Mengjun Xie, faculty advisor of the Cyber Security Club, said the competition demonstrates to students how their cyber security skills can be used in the real world.

“Everything is online. Data often becomes the most valuable asset for most companies, universities, and all types of organizations,” Xie said. “Once the students participate in this competition, they have a very strong motivation to learn. This national competition attracts so much attention.”

One of the real-world problems the team had to investigate was the company’s vulnerability to an attack similar to what happened to Ashley Madison, the online dating website for married people that was hacked in 2015. Since the competition’s fake insurance company deals with health insurance, the team had to follow strict national laws that protect personal health information.
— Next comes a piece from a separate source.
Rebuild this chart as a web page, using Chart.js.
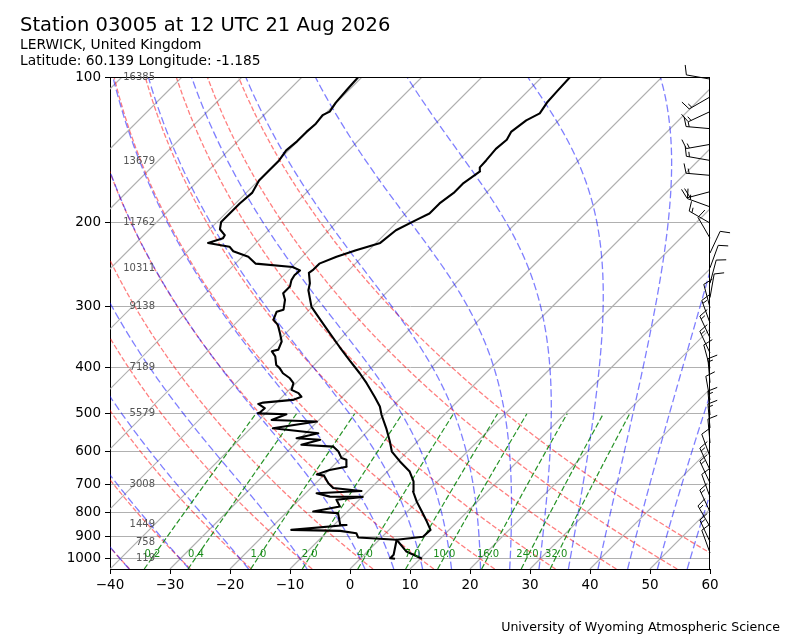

“Every competition I have gone to you face a challenge in modern-day security,” Lewis said. “You never know what you will get with these competitions. Sometimes we build an entire network and then defend it against hackers. It is always changing. The idea is to learn about modern vulnerability and security issues. Everyone knows what happened at Ashley Madison. One of our assignments was to see if our website was vulnerable to the Ashley Madison attacks.”

The College of Engineering and Information Technology and the Department of Computer Science sponsored the Cyber Security Club’s trip to the competition.

Dr. Kenji Yoshigoe, chair of the UALR Department of Computer Science, noted a team from the university first competed in a regional qualifier merely three years ago.

“Since then, the team has come a long way and became one of the dominating teams in the Southwest region,”  Yoshigoe said. “On behalf of the Computer Science Department, I would like to congratulate them on their great accomplishment.”

In the upper right photo, pictured in the front row, from left to right, are Mengjun Xie, Andrew Lewis, Blaise Koch, John Henry, and Yanyan Li. Pictured in the back row, from left to right, are Tommy Haycraft, Connor Young, Jeffery Wooldridge, and Dylan Hailey.